All in all, Sudden Death Overtime is fast, frenetic and fun…not unlike the overtime periods referenced in the book’s title.

Turning to Keith Minnion… his collection It’s For You gathers nineteen stories, five of which are published here for the first time, spanning a broad spectrum from horror to SF to fantasy to historical fiction and more. As I mentioned earlier, Minnion is better known for his work as an artist, but this collection clearly illustrates that he’s skilled with words as well. There are several impressive blurbs included on the book cover and press release, and perhaps the one that resonates the most is the following from Gary McMahon:

“Keith Minnion writes clear and lucid prose, not unlike a less verbose Stephen King. And, also like King, his stories tell us of a strange shadowy Americana that exists just off-center of the real world.”

A good example of the prose that McMahon is referring to can be found in the title story, “It’s For You”:

“American Street was a short block of narrow, tired bungalows, with postage-stamp front lawns and sidewalks that were cracked and tiled from trees long-since cut down. Every one of the houses needed paint; three were boarded up; one was burned out. It was a sad, lost little street in a section of the city that had last seen prosperity when people wore ‘I Like Ike’ buttons and parked Studebakers and Ramblers at the curb, one to a family.”

Told from the perspective of Detective Frank Graham, the tale concerns a series of phone calls, each of which results in the death of the call recipient, and is a real highlight of the collection. Also impressive is “On the Midwatch,” wherein a Navy Lieutenant experiencing his first opportunity to be Officer of the Deck unfortunately find that his big opportunity occurs in the Bermuda Triangle and culminates in an encounter with a UFO. In “Dead End,” a bit of inner-city vigilante justice goes seriously awry. “Up in the Boneyard,” meanwhile, is a mysterious and sometimes chilling tale about an elderly man, still sporting scars from his encounter with something in the clouds when he was a young daredevil pilot, and his quest to find and destroy his attackers.

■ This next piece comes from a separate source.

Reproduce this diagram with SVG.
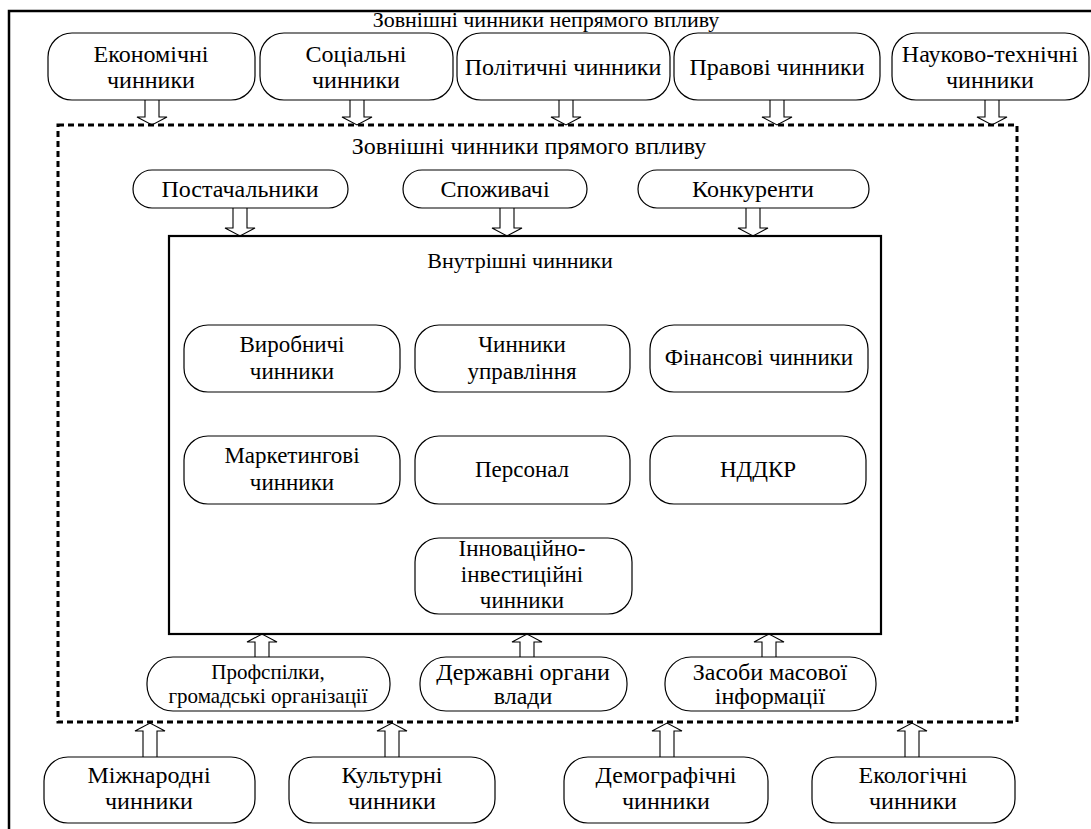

Halfway through this collection, I was ready to declare it my most pleasant reading surprise of 2012, and to express my amazement that I had been so remiss in appreciating Minion’s writing talents — the stories in the first half of the book are that good. Unfortunately, there are a few less-stellar tales in the early stages of the book’s second half, before the author rights the ship and ends on the same high note on which he began.

Highlights in the latter half of the book include the post-flood-apocalypse tale “Empire State,” a Waterworld-style story (although predating the Costner flick) about a ship’s journey to a submerged New York City. “The Can Man” is another tale of the future, involving a couple of bored and inquisitive children who discover some long-neglected cryogenic freezers and release their occupants with an unfeeling curiosity not unlike pulling the wings off a fly. The collection closes with the excellent “Island Funeral,” in which a young widower visiting  the coast of Maine for his wife’s funeral discovers some highly unusual and unsettling family traditions.

It’s For You is a very strong collection overall, providing ample evidence that Minnion is versatile and multi-talented…and fans of Minnion’s art will be happy to know that the book includes several of his illustrations.